Afghan presidential candidate Abdullah Abdullah speaks during an interview in Kabul
Afghan presidential candidate Abdullah Abdullah speaks during an interview in Kabul (Reuters)

With more than 80% of the votes counted in the Afghan elections, Abdullah Abdullah is sitting pretty on 44%. He's way ahead of the second-placed man Ashraf Ghani who has 32.9% of the votes so far, according to Independent Election Commission (IEC) statistics.

If the numbers stay like this, it won't be enough for Abdullah to win the election outright and it will set up an intriguing run-off vote between the two leaders at the end of May.

This is Abdullah's second run for the presidency, following a failed bid to replace Hamid Karzai in 2009. He finished second in the initial vote, winning around 30% of the ballots cast. He subsequently pulled out of the scheduled run-off, alleging there had been massive fraud in the voting.

However, it looks likely that he will go one better this time around.

Born in Kabul in 1960, Abdullah is of Tajik-Pashtun ethnicity. These are Afghanistan's two dominant ethnic groups, although he is more strongly identified by many as being Tajik.

That's because of his past association with the Tajik-dominated Northern Alliance, as well as his close bond with the anti-Taliban group's former leader, Ahmad Shaah Masoud.

Before his career in politics, Abdullah Abdullah was an eye surgeon in in Kabul's eye hospital but he fled for Pakistan when the Soviet army invaded Afghanistan in 1982.

He spent the decade co-ordinating treatment and healthcare for resistance fighters and civilians and developed an allegiance with the Northern Alliance leader Masoud.

That relationship saw him advising the leader, before serving as a foreign minister in Masoud's government from 1998 – 2001.
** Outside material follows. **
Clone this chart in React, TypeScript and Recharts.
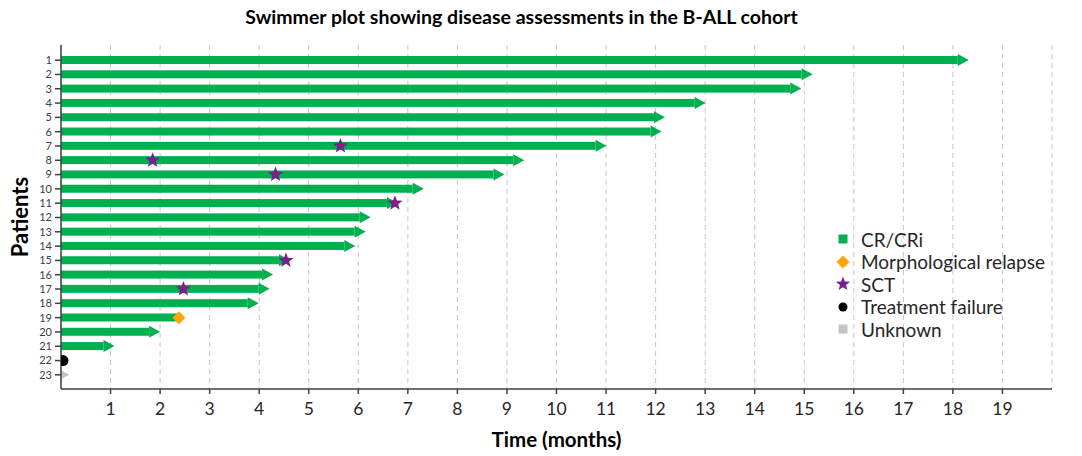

In the wake of Masoud's assassination in 2001, Abdullah became involved with the US-backed operation to topple the Taliban, who had wrested power from the Northern Alliance. He then took up his post in Karzai's government where he served a full term as foreign minister until 2006, before resigning in order to run as an independent candidate in the 2009 election.

His campaign this time around is being backed by prominent Tajik power brokers including the former parliament speaker Yunus Qanooni and the Balkh provincial governor Atta Mohammad Noor.

Abdullah is considered suave, urbane, educated and moderate. He has promoted progressive views on the role of women in public life. Moreover, his ability to appeal to both Tajik and Pashtun voters will help him appeal to a wide range of voters if a run-off is needed.